The entrance is to the left of that low stone wall on the right.
This is a better photo of the entrance. The firemen helped orient us as well as to tell us to wait for the green light.
The arch that is seen in the previous photo
The narrow road leading to the top
The piazza at the top.
My father left Ceri with his parents, but we have no idea when that occurred.
The Church of the Madonna of Ceri
A fresco inside the church
We went to the small cemetery located not far from the exit to the city and talked with the caretaker. Interestingly, Amadeo was born in my mother’s home town of Palombara di Sabina. He left Palombara when he was two to move to Ceri. He didn’t recognize the Amori name, but suggested we look at all the names inside the mausoleum. He also suggested that we go to the county seat – Cerveteri -where there are 3 cemeteries.
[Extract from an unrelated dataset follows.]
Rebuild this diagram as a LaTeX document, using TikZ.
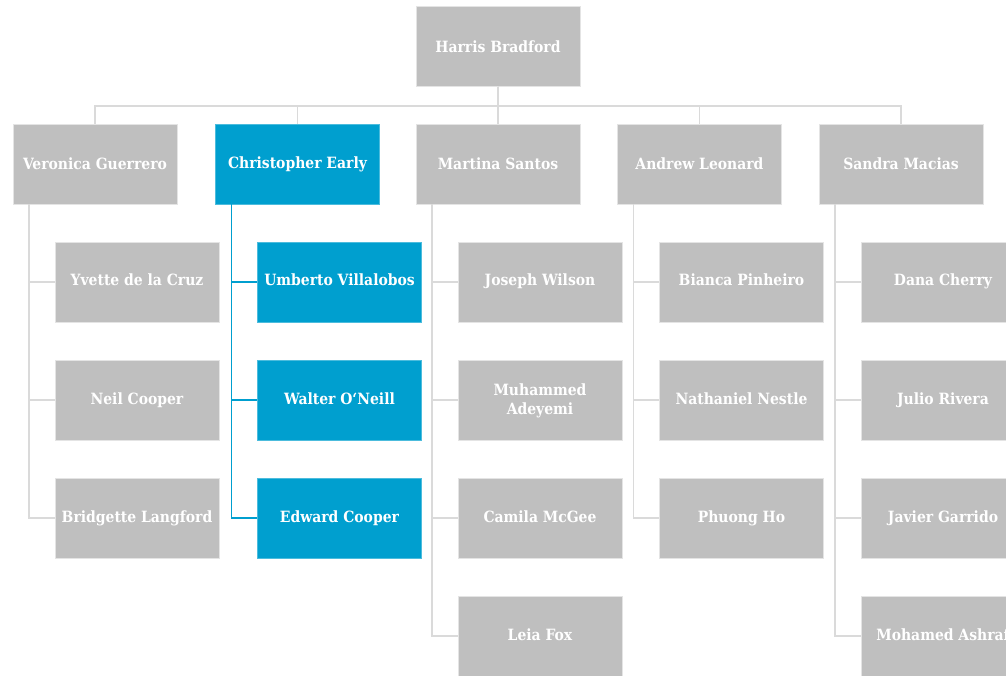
\documentclass[tikz,border=0pt]{standalone}
\usepackage{fontspec}
\setmainfont{DejaVu Serif Condensed}
\usepackage{xcolor}
\definecolor{ogray}{HTML}{BFBFBF}
\definecolor{oblue}{HTML}{009FCF}
\definecolor{oline}{HTML}{DADADA}
\definecolor{oedge}{HTML}{E4E4E4}
\usetikzlibrary{positioning,calc}

\begin{document}
\begin{tikzpicture}[x=1pt,y=-1pt,
  person/.style={rectangle,draw=oedge,fill=ogray,text=white,minimum width=164pt,minimum height=80pt,
    inner sep=2pt,align=center,font=\fontsize{15.5}{19}\selectfont\bfseries},
  hilite/.style={person,fill=oblue,draw=oblue!70!white},
  link/.style={oline,line width=1.6pt},
  hilink/.style={oblue,line width=1.6pt}]
\clip (0,0) rectangle (1006,676);
\fill[white] (0,0) rectangle (1006,676);
% top of the chart
\node[person] (hb) at (498,46.5) {Harris Bradford};
% second level: 5 managers
\node[person] (vg) at (95,164) {Veronica Guerrero};
\node[hilite] (ce) at (297.5,164) {Christopher Early};
\node[person] (ms) at (498,164) {Martina Santos};
\node[person] (al) at (699.5,164) {Andrew Leonard};
\node[person] (sm) at (901,164) {Sandra Macias};
\foreach \n in {vg,ce,ms,al,sm}{ \draw[link] (hb.south) -- ++(0,19.5) -| (\n.north); }
% reports, stacked under each manager
\foreach \p/\s/\l/\kids in {
  vg/person/link/{Yvette de la Cruz,Neil Cooper,Bridgette Langford},
  ce/hilite/hilink/{Umberto Villalobos,Walter O‘Neill,Edward Cooper},
  ms/person/link/{Joseph Wilson,{Muhammed\\Adeyemi},Camila McGee,Leia Fox},
  al/person/link/{Bianca Pinheiro,Nathaniel Nestle,Phuong Ho},
  sm/person/link/{Dana Cherry,Julio Rivera,Javier Garrido,Mohamed Ashraf}}{
  \foreach \k [count=\i] in \kids{
    \node[\s] (\p\i) at ($(\p.south)+(42,\i*118-40)$) {\strut\k};
    \draw[\l] ($(\p.south west)+(16,0)$) |- (\p\i.west);
  }}
\end{tikzpicture}
\end{document}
Amadeo said that the distance from Ceri to Palombara was about 50 kilometers. My father was born in 1886, one of 6 kids suggesting that my grandparents had quite a trek to get to Palombara, most probably with horses and carts, but perhaps some of them on foot as well. Since my grandfather was working for a “Prince,” it’s also possible that he received some special treatment with regard to transportation. My grandfather became the “administrator” of a large trek of land owned by the Prince who lived in a 10 century castle in Palombara. My grandparents had an apartment attached to the castle.
Looking down from the top
Another narrow street.
We met a group of Italians from Rome, who were visiting, but they had no knowledge of the Ceri; two of them had worked in Australia and spoke good English, despite not speaking the language for many years. They were a delightful group – two of whom were born in Sardinia.
We directed ourselves to Cerveteri, but took a wrong turn somewhere and wound up near a major highway. At that point, now early afternoon and had not yet checked into our hotel so we decided to return another day to explore Cerveteri cemeteries.